Empirical verification (§Evaluation, 18 qubits). The authors implement the recursive algorithm in Qiskit for n = 18 and search for the all-ones target. Two configurations are tested: 3-stage [6,6,6] with iterate counts (102, 25, 6) and 2-stage [9,9] with (201, 17). Over 1000 shots the empirical success rates (96.5%, 99.5%) agree to within statistical fluctuation with the theory (96.7%, 99.8%). Importantly, when the algorithm fails it tends to fail partially: in the 3-stage configuration 57% of failed shots still had the correct first-stage substring. This sequential structure means that for partial-target retrieval the effective success rate climbs (98.4% if only the first 6 bits are needed).
Depth comparison. The diffusion-operator circuit depth is compared under three MCX-decomposition scenarios (S1: no ancilla, S2: dirty V-chain via idle inter-partition qubits, S3: one clean ancilla). Under S1, the 3-stage / 2-stage configurations reduce diffusion depth by 95% / 81% over Grover, at a cost of 30% / 9% more oracle calls. Under S2 these climb to 97% / 96%. Crucially, the recursive scheme stays shallower overall whenever the oracle depth does not exceed roughly 3–11× the diffusion-operator depth, with the 2-stage variant tolerating the heaviest oracles.
Scaling (§Evaluation/Scaling). Extrapolating to n = 50 with k = 2, 3, 4 stages, failure probability drops below 10−4, 10−4, 10−3 respectively, with oracle overhead under 1%, 1%, 5%. For oracle depth comparable to diffusion depth, the 4-stage configuration achieves ~35% total-depth reduction at n = 50; even at 10× oracle depth the recursive scheme still saves about 5%. As a concrete example the authors apply the model to AES-128 (oracle ~10× diffusion depth), getting an estimated 5% time/cost reduction over a standard Grover key-search implementation.
Figures
Citations to Yuan's papers
citations.bib, 50 KB) was scanned for the six arXiv IDs and for an author+title fingerprint; nothing matched. The paper's prior-work focus is on partial-search variants and hardware-Grover trade-offs, not on portfolio-optimisation Grover (Y4) or warm-started QAOA (Y1).Overlap with Y1–Y6
- Y4 (Grover-based cardinality-constrained binary optimisation): directly relevant — Y4 builds a Grover-style algorithm with O(√(C(n,k)/M)) rotations on a structured feasible space of fixed-Hamming-weight strings. Burke–Mc Goldrick's recursive partial-diffusion scheme requires only that the initial and target states factor across some partition. Y4's symmetric-superposition Dicke-state initial state does not naturally factor over qubit-blocks (it is permutation-symmetric across the whole register), so the construction would need adaptation to fixed-cardinality blocks. But the idea that the diffusion can be local while preserving √-speedup is highly relevant to the Grover-circuit-depth bottleneck Y4 highlights as the limiting factor on near-term implementations.

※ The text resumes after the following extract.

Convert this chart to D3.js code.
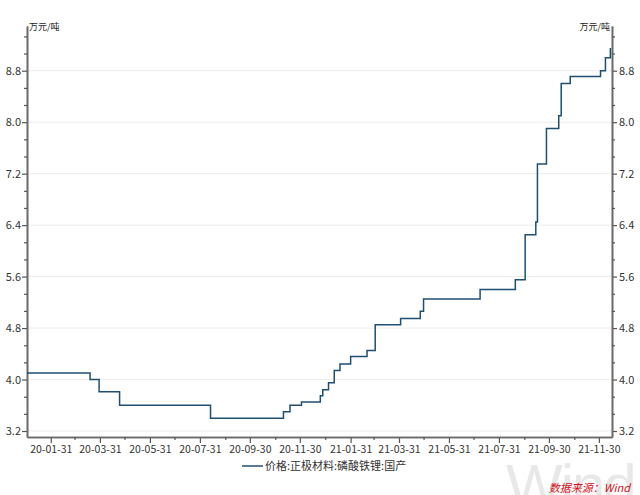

- Y1 (iterative warm-started QAOA): indirect — the paper's "measure inner registers, restart on the residue" pattern is structurally similar to Y1's iterative warm-starting, except that here the residue is a smaller register rather than an updated parameter set.
- Y3 (QAOA-DGMVP portfolio): peripheral — both papers focus on near-term-hardware depth/oracle-cost trade-offs, but the methods are otherwise orthogonal.
- Y2, Y5, Y6: no meaningful overlap.
Recommended action for Yuan
- Implement for comparison on the Y4 oracle: the most useful action is to check whether Y4's fixed-cardinality Grover oracle can be cast into a form where the initial state and target state both factor over some partition of the qubit register. If so, the recursive-local-diffusion variant from §Algorithm/grover_search could replace the global Dicke-state diffusion at near-zero asymptotic cost, with potentially significant depth savings (the bottleneck Y4 already identifies). Worth one afternoon's prototype.
- Cite in the next Y4 revision (or the follow-up paper): when discussing "extensions to reduce non-oracle depth on the cardinality-constrained search", this paper is the clearest currently-published reference point.
- Read the proof of the angle-degeneracy theorem (§Algorithm/proof): the scalar reduction of an exponentially growing eigenspace is the kind of structural trick that recurs in Grover-style analyses (including Y4's). The proof technique itself is worth absorbing in case it applies to multi-marked or weighted-search regimes Yuan may encounter.